If you’re embarking on a slew of job interviews, it’s not all bad news. Companies are becoming more flexible and open to your potential (they want to keep you longer, too!), which means there is more opportunity for you to not only prove yourself on a professional level, but on a personal level, too. If you’ve had to step away from your career, be it because of a failed business, starting a family, or caring for a loved one, listen up—there are ways to effectively explain your time away without apologizing or belittling your gap in experience. Here, two career experts explain how to navigate the inevitable interview question and still get the job of your dreams.
Your Startup Failed
If you’re concerned about explaining a failed business venture, don’t worry; the trend to start your own business is becoming more popular. “There’s a trend of more and more people trying their hand at taking their passions and making them into businesses. Be honest, sincere, and never lie,” says Seema Alexander, a business and branding strategist for entrepreneurs. Emphasize the skills you learned in your turn as an entrepreneur, and use perceived failure as a way to demonstrate your ability to take risks.
Honesty is also key, says Jenn DeWall, a career and life coach for millennial women. “Be confident. Don’t allow the gap to erode your confidence or the belief that you can do a job well.
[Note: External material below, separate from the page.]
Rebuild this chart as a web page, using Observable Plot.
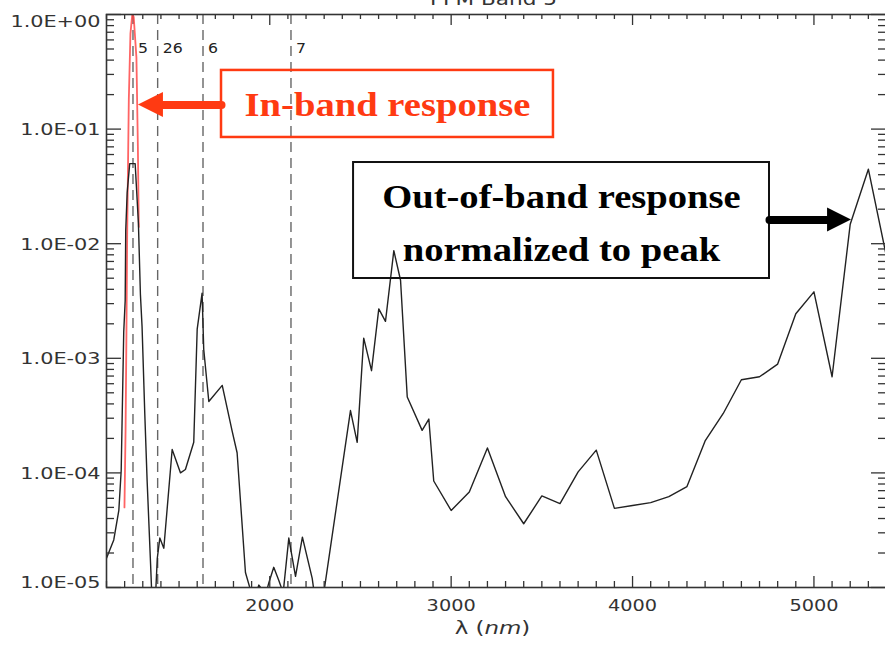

Remember you have valuable skills to offer the employer that don’t go away because you took time off.”
You Had Kids
Again, DeWall emphasizes that it’s important not to apologize for this a gap due to motherhood. “If you took maternity leave, trust yourself that you made the best choice for your family and it in no way took away from your already established expertise,” she advises. “Be prepared, and know that this is a question they will likely ask from a place of curiosity not judgement. It’s all about the mind-set you have when you walk into the interview.”
Alexander suggests using specific confident language, such as, “I wanted to be there for my children for the first couple years, and I decided to leave so that I could raise my kids until they were ready to go into daycare or school. It was the best decision I have made, but I am ready to be back in the job market. During my time off I was not stagnant,” at which point you can list online courses you took, volunteer work, how you kept in touch with the industry, and any other relevant information.
WORK ON THE GO:
You Cared for an Ailing Parent
“Prepare to talk about it by outlining the two to three most important things they should know about the gap,” says DeWall. “Be positive. Often in these situations, we succumb to a fear of judgement and begin to think of our situation in a negative light. Talk about it positively. For example, if you took time to care for family, think of it is a positive. You were able to take time to help the health of a family member. But also, during the time likely found that you longed to go back to the routine of a job, with challenges that were less life threatening or stressful.”
Alexander adds that it’s a difficult age to be at, and the reality of being part of the “sandwich generation”—having to become a caretaker of your kids and your parents at the same time—is a tough situation. She suggests to try saying something like, “I had no choice but to take off time to take care of an ailing parent. During this time, I wanted to make sure that I stayed on top of our industry by taking an online course, attending association meetings, volunteering for events, etc. My family circumstances have changed now, and I am ready to go back full time.”
You Haven't Been Able to Find a Job
“If you were having difficulty finding a job, acknowledge the reason,” says DeWall, whether it’s your industry, your location, or your personal situation. “Be honest. If you’re confident, positive, and prepared, it is far easier to then be honest. Don’t hide anything, but again express your interest to be in the workforce.” Alexander suggests similar language to her other advice, proving again that you weren’t stagnant. DeWall agrees, saying “Bonus points if you can talk about anything you did, such as reading or attending courses to help ensure you were polished and still invested in your industry.”